Find the string "React" in the listing and report every line that has it.

## Material to process

▽

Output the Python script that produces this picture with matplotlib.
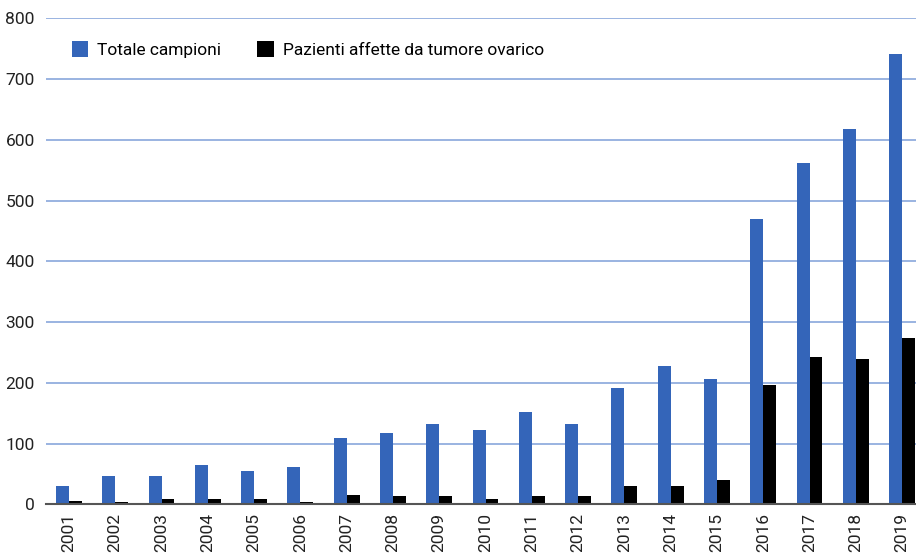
import matplotlib.pyplot as plt
import numpy as np

plt.rcParams['font.family'] = ['Roboto', 'DejaVu Sans']

anni = ['2001', '2002', '2003', '2004', '2005', '2006', '2007', '2008', '2009', '2010',
        '2011', '2012', '2013', '2014', '2015', '2016', '2017', '2018', '2019']
totale = [30, 46, 46, 64, 55, 62, 109, 117, 132, 122, 152, 133, 192, 228, 207, 470, 562, 617, 741]
pazienti = [5, 4, 8, 8, 8, 4, 15, 14, 13, 8, 14, 13, 30, 30, 40, 196, 242, 240, 273]

blu = '#3465b9'
x = np.arange(len(anni))
w = 0.28

fig = plt.figure(figsize=(9.16, 5.53), dpi=100)
ax = fig.add_axes([0.050, 0.088, 0.950, 0.879])

ax.bar(x - w / 2, totale, w, color=blu, label='Totale campioni', zorder=3)
ax.bar(x + w / 2, pazienti, w, color='black', label='Pazienti affette da tumore ovarico', zorder=3)

ax.set_xlim(-0.5, 18.3)
ax.set_ylim(0, 800)
ax.set_yticks(range(0, 801, 100))
ax.set_xticks(x)
ax.set_xticklabels(anni, rotation=90)
ax.yaxis.grid(True, color='#7f9fd8', linewidth=1.1, zorder=0)
ax.tick_params(axis='both', length=0, labelsize=12.5, colors='#222222')
ax.tick_params(axis='y', pad=8)
ax.tick_params(axis='x', pad=6)
for s in ['top', 'right', 'left']:
    ax.spines[s].set_visible(False)
ax.spines['bottom'].set_color('#555555')
ax.spines['bottom'].set_linewidth(1.5)
ax.spines['bottom'].set_zorder(4)

ax.legend(loc='upper left', bbox_to_anchor=(0.012, 0.985), ncol=2, frameon=False,
          fontsize=12.5, handlelength=0.95, handleheight=1.0, columnspacing=2.1,
          handletextpad=0.5)

fig.savefig('out.png', dpi=100)
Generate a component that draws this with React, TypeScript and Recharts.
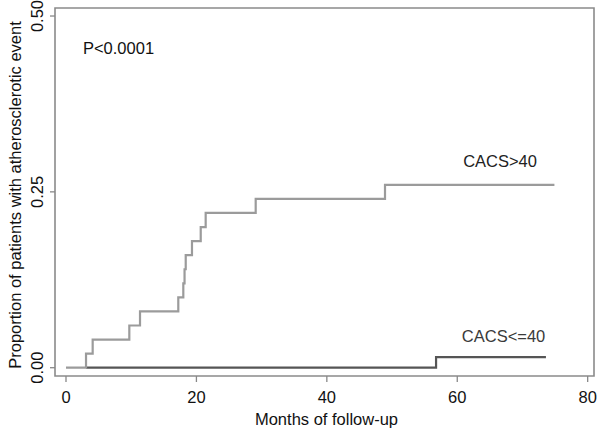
import React from "react";
import { LineChart, Line, XAxis, YAxis, ReferenceArea, ReferenceDot } from "recharts";

const highMonths = [0, 3.07, 4.09, 9.71, 11.35, 17.22, 17.99, 18.18, 18.36, 19.32, 20.66, 21.42, 29.09, 48.92, 74.9];
const highProps = [0, 0.02, 0.04, 0.06, 0.08, 0.1, 0.12, 0.14, 0.16, 0.18, 0.2, 0.22, 0.24, 0.26, 0.26];
const lowMonths = [3.07, 56.75, 73.6];
const lowProps = [0, 0.015, 0.015];

const xTicks = [0, 20, 40, 60, 80];
const yTicks = [0, 0.25, 0.5];

const xDomain: [number, number] = [-1.687, 80.97];
const yDomain: [number, number] = [-0.0118, 0.5114];

const annotations = [
  { text: "P<0.0001", month: 2.6, prop: 0.446, color: "#111" },
  { text: "CACS>40", month: 60.9, prop: 0.2853, color: "#222" },
  { text: "CACS<=40", month: 60.7, prop: 0.0372, color: "#3a3a3a" },
];

const xAxisLabel = "Months of follow-up";
const yAxisLabel = "Proportion of patients with atherosclerotic event";

const FONT = "'Liberation Sans', Arial, sans-serif";

const highData = highMonths.map((m, i) => ({ x: m, y: highProps[i] }));
const lowData = lowMonths.map((m, i) => ({ x: m, y: lowProps[i] }));

const YTick = (props: any) => {
  const { x, y, payload } = props;
  const bx = x - 5;
  return (
    <text x={bx} y={y} transform={`rotate(-90, ${bx}, ${y})`} textAnchor="middle" fontSize={16.5} fontFamily={FONT} fill="#111">
      {Number(payload.value).toFixed(2)}
    </text>
  );
};

const XTick = (props: any) => {
  const { x, y, payload } = props;
  return (
    <text x={x} y={y + 19} textAnchor="middle" fontSize={16.5} fontFamily={FONT} fill="#111">
      {payload.value}
    </text>
  );
};

const AnnotationShape = (text: string, color: string) => (props: any) => {
  const { cx, cy } = props;
  return (
    <text x={cx} y={cy} textAnchor="start" fontSize={16.5} fontFamily={FONT} fill={color}>
      {text}
    </text>
  );
};

export default function App() {
  return (
    <div style={{ position: "absolute", left: 0, top: 0, width: 600, height: 431, background: "#fff" }}>
      <LineChart width={600} height={431} margin={{ top: 8, right: 6, bottom: 0, left: 0 }}>
        <XAxis
          type="number"
          dataKey="x"
          domain={xDomain}
          ticks={xTicks}
          allowDataOverflow
          height={55}
          axisLine={false}
          tickSize={6}
          tickLine={{ stroke: "#888", strokeWidth: 1.3 }}
          tick={<XTick />}
          label={{ value: xAxisLabel, position: "insideBottom", offset: 0, content: (p: any) => {
            const vb = p.viewBox;
            return (
              <text x={vb.x + vb.width / 2 + 2} y={425} textAnchor="middle" fontSize={16.5} fontFamily={FONT} fill="#111">
                {xAxisLabel}
              </text>
            );
          } }}
        />
        <YAxis
          type="number"
          dataKey="y"
          domain={yDomain}
          ticks={yTicks}
          allowDataOverflow
          width={55}
          axisLine={false}
          tickSize={5}
          tickLine={{ stroke: "#888", strokeWidth: 1.3 }}
          tick={<YTick />}
          label={{ value: yAxisLabel, content: (p: any) => {
            const vb = p.viewBox;
            const cy = vb.y + vb.height / 2 + 3;
            return (
              <text x={21} y={cy} transform={`rotate(-90, 21, ${cy})`} textAnchor="middle" fontSize={16.5} fontFamily={FONT} fill="#111">
                {yAxisLabel}
              </text>
            );
          } }}
        />
        <ReferenceArea x1={xDomain[0]} x2={xDomain[1]} y1={yDomain[0]} y2={yDomain[1]} fill="none" stroke="#8a8a8a" strokeWidth={1.6} ifOverflow="visible" />
        <Line data={lowData} dataKey="y" type="stepAfter" stroke="#555" strokeWidth={2.2} dot={false} isAnimationActive={false} />
        <Line data={highData} dataKey="y" type="stepAfter" stroke="#9b9b9b" strokeWidth={2.2} dot={false} isAnimationActive={false} />
        {annotations.map((a) => (
          <ReferenceDot key={a.text} x={a.month} y={a.prop} r={0} ifOverflow="visible" shape={AnnotationShape(a.text, a.color)} />
        ))}
      </LineChart>
    </div>
  );
}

△

## Response to the exercise
Generate a component that draws this with React, TypeScript and Recharts.
import React from "react";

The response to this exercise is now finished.